» **Exercise materials**
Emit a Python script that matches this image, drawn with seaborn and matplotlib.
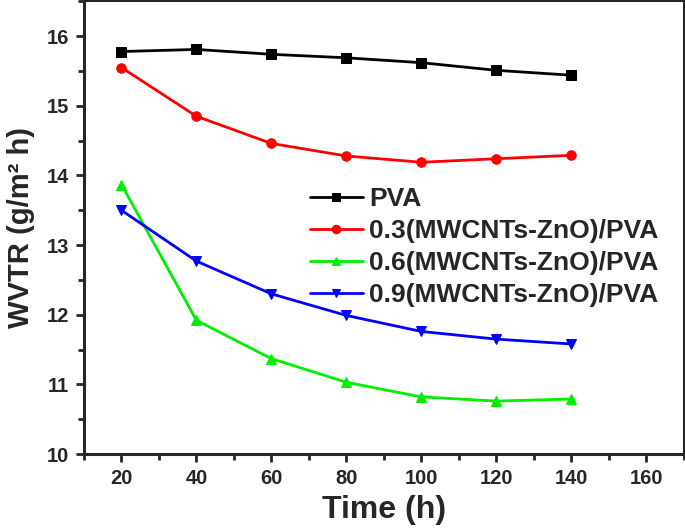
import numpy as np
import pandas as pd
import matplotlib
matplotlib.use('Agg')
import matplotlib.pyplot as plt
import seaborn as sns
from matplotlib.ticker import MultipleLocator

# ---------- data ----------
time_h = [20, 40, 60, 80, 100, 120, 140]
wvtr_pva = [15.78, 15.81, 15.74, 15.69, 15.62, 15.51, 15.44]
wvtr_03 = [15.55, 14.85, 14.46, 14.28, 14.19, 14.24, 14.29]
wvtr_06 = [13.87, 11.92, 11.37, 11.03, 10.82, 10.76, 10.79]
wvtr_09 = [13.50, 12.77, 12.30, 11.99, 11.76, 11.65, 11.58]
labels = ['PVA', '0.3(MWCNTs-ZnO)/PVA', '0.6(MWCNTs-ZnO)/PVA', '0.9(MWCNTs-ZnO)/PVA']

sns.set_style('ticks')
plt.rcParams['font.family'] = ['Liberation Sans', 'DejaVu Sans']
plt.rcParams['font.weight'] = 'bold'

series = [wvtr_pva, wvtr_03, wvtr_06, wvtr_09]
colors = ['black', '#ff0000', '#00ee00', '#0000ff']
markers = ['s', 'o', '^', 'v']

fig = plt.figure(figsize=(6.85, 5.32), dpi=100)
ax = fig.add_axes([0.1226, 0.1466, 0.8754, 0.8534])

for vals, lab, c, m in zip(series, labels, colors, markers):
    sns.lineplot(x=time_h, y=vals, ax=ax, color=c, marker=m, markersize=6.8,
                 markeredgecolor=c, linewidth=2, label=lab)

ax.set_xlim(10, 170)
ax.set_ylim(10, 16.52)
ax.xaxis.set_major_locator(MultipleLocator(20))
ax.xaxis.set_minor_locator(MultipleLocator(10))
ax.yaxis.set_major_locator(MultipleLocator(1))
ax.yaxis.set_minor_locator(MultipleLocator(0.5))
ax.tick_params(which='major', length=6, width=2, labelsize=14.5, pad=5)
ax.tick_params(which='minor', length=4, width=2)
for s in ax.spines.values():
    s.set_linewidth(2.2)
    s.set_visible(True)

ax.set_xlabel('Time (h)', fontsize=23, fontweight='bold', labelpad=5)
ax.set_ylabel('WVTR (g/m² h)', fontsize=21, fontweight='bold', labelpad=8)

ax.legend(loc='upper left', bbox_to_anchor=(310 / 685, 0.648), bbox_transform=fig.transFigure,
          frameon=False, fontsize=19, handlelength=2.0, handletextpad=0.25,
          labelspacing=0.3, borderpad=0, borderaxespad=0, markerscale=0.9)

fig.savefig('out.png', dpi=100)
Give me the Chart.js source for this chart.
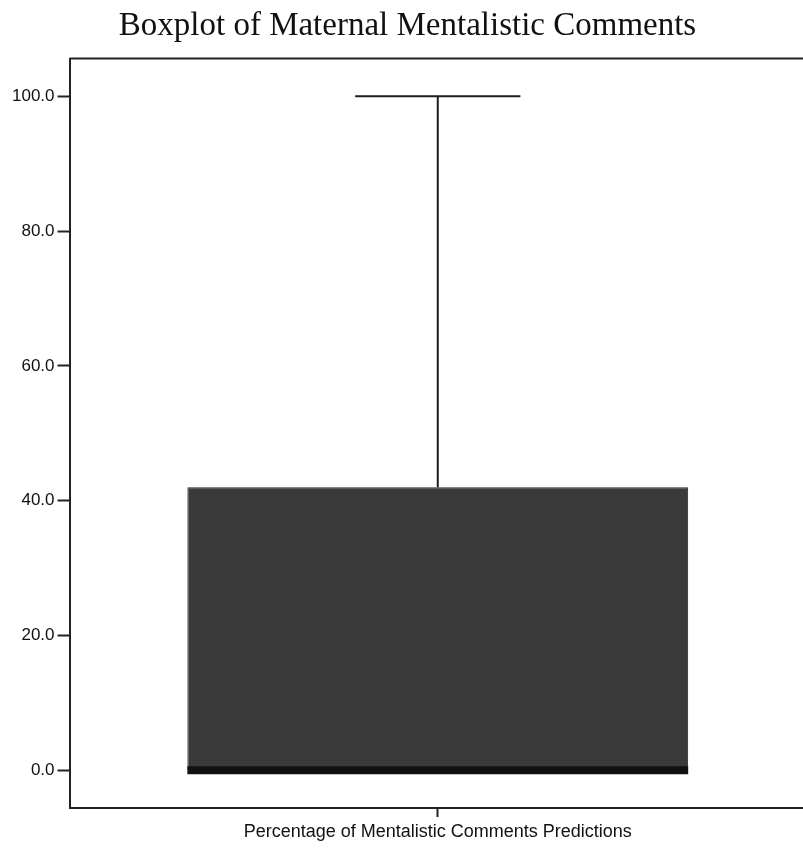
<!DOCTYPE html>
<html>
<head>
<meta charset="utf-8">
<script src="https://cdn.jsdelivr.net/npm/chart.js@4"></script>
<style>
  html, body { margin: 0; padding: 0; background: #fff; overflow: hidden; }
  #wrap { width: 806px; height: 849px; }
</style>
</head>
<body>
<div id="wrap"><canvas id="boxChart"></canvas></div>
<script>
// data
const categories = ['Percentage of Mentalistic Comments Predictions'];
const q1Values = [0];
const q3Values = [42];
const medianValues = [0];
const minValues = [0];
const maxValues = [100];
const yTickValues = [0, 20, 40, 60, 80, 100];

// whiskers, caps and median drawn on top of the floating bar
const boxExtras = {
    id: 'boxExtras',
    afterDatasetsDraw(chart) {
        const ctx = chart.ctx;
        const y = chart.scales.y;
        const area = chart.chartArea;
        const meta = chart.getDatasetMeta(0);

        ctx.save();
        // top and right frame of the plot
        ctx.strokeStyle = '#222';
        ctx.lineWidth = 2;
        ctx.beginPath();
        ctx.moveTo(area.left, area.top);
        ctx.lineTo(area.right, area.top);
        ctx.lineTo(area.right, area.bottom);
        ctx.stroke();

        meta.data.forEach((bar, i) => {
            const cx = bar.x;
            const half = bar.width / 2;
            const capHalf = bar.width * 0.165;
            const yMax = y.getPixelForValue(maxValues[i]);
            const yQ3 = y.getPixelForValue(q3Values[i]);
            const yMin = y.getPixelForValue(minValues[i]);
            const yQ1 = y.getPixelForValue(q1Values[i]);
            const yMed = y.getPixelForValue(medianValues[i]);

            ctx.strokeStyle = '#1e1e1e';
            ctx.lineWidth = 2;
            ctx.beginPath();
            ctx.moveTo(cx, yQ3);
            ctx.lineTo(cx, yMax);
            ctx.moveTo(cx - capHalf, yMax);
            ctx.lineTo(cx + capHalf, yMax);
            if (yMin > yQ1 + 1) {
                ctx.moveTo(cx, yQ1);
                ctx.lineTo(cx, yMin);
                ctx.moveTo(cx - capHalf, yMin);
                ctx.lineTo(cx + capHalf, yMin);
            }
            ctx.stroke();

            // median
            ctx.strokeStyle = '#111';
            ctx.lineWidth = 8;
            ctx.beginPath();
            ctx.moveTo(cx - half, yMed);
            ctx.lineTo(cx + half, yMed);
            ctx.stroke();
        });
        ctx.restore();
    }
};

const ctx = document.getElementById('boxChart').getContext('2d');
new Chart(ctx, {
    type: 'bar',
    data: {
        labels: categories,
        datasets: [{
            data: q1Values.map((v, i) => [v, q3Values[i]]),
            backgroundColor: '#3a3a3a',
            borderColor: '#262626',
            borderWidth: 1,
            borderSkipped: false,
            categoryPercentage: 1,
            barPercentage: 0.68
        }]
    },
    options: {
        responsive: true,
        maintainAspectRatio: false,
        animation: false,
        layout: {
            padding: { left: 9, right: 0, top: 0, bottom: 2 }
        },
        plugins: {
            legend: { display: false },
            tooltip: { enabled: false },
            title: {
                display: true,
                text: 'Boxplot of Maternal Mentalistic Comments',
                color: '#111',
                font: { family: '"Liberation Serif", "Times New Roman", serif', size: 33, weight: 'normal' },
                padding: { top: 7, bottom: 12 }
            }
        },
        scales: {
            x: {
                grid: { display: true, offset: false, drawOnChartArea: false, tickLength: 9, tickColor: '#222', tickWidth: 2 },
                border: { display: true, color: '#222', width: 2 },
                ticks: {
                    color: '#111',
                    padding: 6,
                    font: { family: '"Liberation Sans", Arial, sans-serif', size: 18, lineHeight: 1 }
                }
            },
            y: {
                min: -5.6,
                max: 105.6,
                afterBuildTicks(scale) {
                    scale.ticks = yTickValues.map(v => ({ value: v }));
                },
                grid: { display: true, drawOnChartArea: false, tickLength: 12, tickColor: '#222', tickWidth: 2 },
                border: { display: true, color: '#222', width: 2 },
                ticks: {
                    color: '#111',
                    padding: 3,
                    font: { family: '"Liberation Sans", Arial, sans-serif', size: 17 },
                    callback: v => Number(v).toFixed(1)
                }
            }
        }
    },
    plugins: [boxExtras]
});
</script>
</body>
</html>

...

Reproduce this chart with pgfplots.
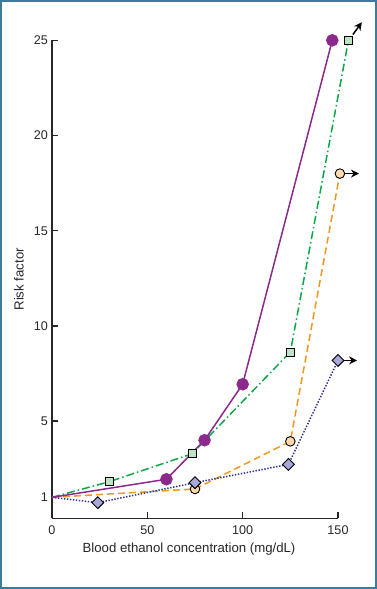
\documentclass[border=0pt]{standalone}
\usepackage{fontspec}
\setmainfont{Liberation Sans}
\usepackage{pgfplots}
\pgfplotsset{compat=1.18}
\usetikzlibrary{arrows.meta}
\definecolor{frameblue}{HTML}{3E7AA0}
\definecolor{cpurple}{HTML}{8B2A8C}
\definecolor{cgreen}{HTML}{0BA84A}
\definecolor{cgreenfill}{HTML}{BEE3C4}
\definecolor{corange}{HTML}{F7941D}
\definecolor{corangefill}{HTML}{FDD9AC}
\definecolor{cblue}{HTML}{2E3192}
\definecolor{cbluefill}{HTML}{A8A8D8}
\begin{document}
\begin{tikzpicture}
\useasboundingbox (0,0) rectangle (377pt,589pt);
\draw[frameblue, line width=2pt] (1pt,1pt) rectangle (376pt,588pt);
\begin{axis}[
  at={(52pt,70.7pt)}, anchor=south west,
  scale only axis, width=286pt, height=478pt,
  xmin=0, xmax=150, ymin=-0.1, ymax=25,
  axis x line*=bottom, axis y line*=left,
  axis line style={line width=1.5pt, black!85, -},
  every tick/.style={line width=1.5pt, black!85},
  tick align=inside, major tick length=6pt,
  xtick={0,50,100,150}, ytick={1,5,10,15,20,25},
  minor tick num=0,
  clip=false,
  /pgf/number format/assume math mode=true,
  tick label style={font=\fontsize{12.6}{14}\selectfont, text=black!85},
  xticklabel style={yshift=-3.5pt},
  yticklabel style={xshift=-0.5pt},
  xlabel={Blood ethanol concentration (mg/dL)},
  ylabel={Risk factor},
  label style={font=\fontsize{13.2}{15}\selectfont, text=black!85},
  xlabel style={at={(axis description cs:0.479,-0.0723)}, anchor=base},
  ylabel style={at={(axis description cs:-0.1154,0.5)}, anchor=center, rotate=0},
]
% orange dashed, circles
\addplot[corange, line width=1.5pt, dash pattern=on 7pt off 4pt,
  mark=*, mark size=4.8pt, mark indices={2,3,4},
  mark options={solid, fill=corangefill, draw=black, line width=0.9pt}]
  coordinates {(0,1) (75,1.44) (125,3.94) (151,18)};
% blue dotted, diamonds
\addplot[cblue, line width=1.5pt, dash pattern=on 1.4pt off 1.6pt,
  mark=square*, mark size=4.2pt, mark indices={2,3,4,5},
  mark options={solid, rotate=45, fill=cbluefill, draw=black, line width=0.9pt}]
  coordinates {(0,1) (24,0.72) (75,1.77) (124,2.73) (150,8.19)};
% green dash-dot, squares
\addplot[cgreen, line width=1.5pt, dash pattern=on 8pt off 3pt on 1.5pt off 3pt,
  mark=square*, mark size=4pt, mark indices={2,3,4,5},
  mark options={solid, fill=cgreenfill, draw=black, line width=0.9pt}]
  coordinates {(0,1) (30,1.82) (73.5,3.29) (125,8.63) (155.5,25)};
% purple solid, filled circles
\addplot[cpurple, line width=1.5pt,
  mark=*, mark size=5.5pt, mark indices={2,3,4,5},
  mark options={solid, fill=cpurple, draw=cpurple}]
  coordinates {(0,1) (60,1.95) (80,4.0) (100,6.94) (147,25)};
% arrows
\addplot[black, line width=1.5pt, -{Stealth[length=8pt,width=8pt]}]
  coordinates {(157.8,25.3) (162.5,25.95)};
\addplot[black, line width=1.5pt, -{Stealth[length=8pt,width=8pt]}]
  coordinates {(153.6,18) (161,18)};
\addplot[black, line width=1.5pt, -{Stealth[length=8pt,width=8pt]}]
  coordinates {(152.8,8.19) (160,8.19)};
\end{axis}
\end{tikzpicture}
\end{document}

» **Exercise requirements**
Identify which lines contain the word "with" and copy each one.

» **Task solution**
Emit a Python script that matches this image, drawn with seaborn and matplotlib.
Reproduce this chart with pgfplots.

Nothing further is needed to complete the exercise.